Stated exercise —
Transcribe the material verbatim in full; the pictures do not belong in the copy.

Stored data —

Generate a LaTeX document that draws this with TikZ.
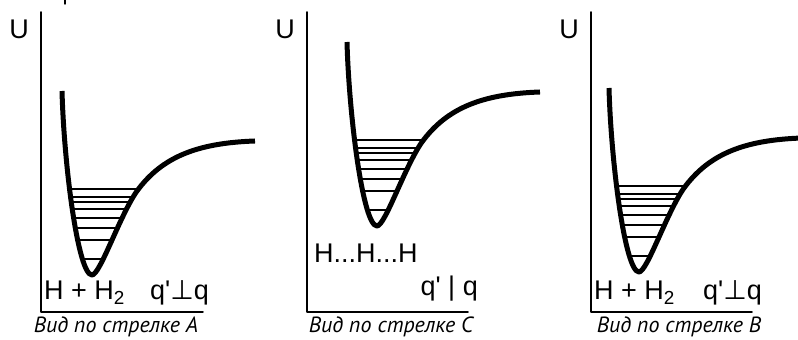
\documentclass[tikz,border=0pt]{standalone}
\usepackage{fontspec}
\setmainfont{Liberation Sans}
\newfontfamily\capfont{PT Sans}
\newfontfamily\perpfont{DejaVu Sans}
\tikzset{
  axis/.style={line width=1.5pt},
  wellcurve/.style={line width=5pt, line cap=butt},
  level/.style={line width=1.1pt},
  lbl/.style={font=\fontsize{27}{27}\selectfont, inner sep=0pt},
  capt/.style={font=\fontsize{22}{22}\selectfont\capfont\itshape, inner sep=0pt},
}
\newcommand{\qperp}{q\textquotesingle{\perpfont ⊥}q}
\begin{document}
\begin{tikzpicture}[x=1pt, y=1pt, line join=round, line cap=round]
\useasboundingbox (0,0) rectangle (798,340);
\def\well{(-30,184) .. controls (-28,110) and (-14,0) .. (0,0) .. controls (8,0) and (28,60) .. (45,84) .. controls (70,118) and (105,132) .. (163,134)}
\draw[axis] (65,340) -- (65,336);
% three views of the well
\foreach \ax/\rx/\mx/\my/\n in {41/203/92/65/a, 307/468/377/114/c, 591/752/639/68/b} {
  \coordinate (top\n) at (\ax,328);
  \coordinate (org\n) at (\ax,28);
  \coordinate (end\n) at (\rx,28);
  \draw[axis] (top\n) -- (org\n) -- (end\n);
  \node[lbl, anchor=east] (u\n) at (\ax-12,311) {U};
  \begin{scope}[shift={(\mx,\my)}]
    \begin{scope}
      \clip \well -- cycle;
      \foreach \e in {16,35,47,57,66,73,78,86} \draw[level] (-40,\e) -- (80,\e);
    \end{scope}
    \draw[wellcurve] \well;
  \end{scope}
}
\node[lbl, anchor=base west] (ra) at (44,40) {H + H\textsubscript{2}};
\node[lbl, anchor=base east] (qa) at (209,40) {\qperp};
\node[lbl, anchor=base west] (rc) at (314,77) {H...H...H};
\node[lbl, anchor=base east] (qc) at (478,44) {q\textquotesingle\ | q};
\node[lbl, anchor=base west] (rb) at (594,40) {H + H\textsubscript{2}};
\node[lbl, anchor=base east] (qb) at (762,40) {\qperp};
\node[capt, anchor=base] (cpa) at (116,7) {Вид по стрелке А};
\node[capt, anchor=base] (cpc) at (391,7) {Вид по стрелке С};
\node[capt, anchor=base] (cpb) at (679,7) {Вид по стрелке В};
\end{tikzpicture}
\end{document}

Answer below —
Generate a LaTeX document that draws this with TikZ.
\documentclass[tikz,border=0pt]{standalone}
\usepackage{fontspec}
\setmainfont{Liberation Sans}
\newfontfamily\capfont{PT Sans}
\newfontfamily\perpfont{DejaVu Sans}
\tikzset{
  axis/.style={line width=1.5pt},
  wellcurve/.style={line width=5pt, line cap=butt},
  level/.style={line width=1.1pt},
  lbl/.style={font=\fontsize{27}{27}\selectfont, inner sep=0pt},
  capt/.style={font=\fontsize{22}{22}\selectfont\capfont\itshape, inner sep=0pt},
}
\newcommand{\qperp}{q\textquotesingle{\perpfont ⊥}q}
\begin{document}
\begin{tikzpicture}[x=1pt, y=1pt, line join=round, line cap=round]
\useasboundingbox (0,0) rectangle (798,340);
\def\well{(-30,184) .. controls (-28,110) and (-14,0) .. (0,0) .. controls (8,0) and (28,60) .. (45,84) .. controls (70,118) and (105,132) .. (163,134)}
\draw[axis] (65,340) -- (65,336);
% three views of the well
\foreach \ax/\rx/\mx/\my/\n in {41/203/92/65/a, 307/468/377/114/c, 591/752/639/68/b} {
  \coordinate (top\n) at (\ax,328);
  \coordinate (org\n) at (\ax,28);
  \coordinate (end\n) at (\rx,28);
  \draw[axis] (top\n) -- (org\n) -- (end\n);
  \node[lbl, anchor=east] (u\n) at (\ax-12,311) {U};
  \begin{scope}[shift={(\mx,\my)}]
    \begin{scope}
      \clip \well -- cycle;
      \foreach \e in {16,35,47,57,66,73,78,86} \draw[level] (-40,\e) -- (80,\e);
    \end{scope}
    \draw[wellcurve] \well;
  \end{scope}
}
\node[lbl, anchor=base west] (ra) at (44,40) {H + H\textsubscript{2}};
\node[lbl, anchor=base east] (qa) at (209,40) {\qperp};
\node[lbl, anchor=base west] (rc) at (314,77) {H...H...H};
\node[lbl, anchor=base east] (qc) at (478,44) {q\textquotesingle\ | q};
\node[lbl, anchor=base west] (rb) at (594,40) {H + H\textsubscript{2}};
\node[lbl, anchor=base east] (qb) at (762,40) {\qperp};
\node[capt, anchor=base] (cpa) at (116,7) {Вид по стрелке А};
\node[capt, anchor=base] (cpc) at (391,7) {Вид по стрелке С};
\node[capt, anchor=base] (cpb) at (679,7) {Вид по стрелке В};
\end{tikzpicture}
\end{document}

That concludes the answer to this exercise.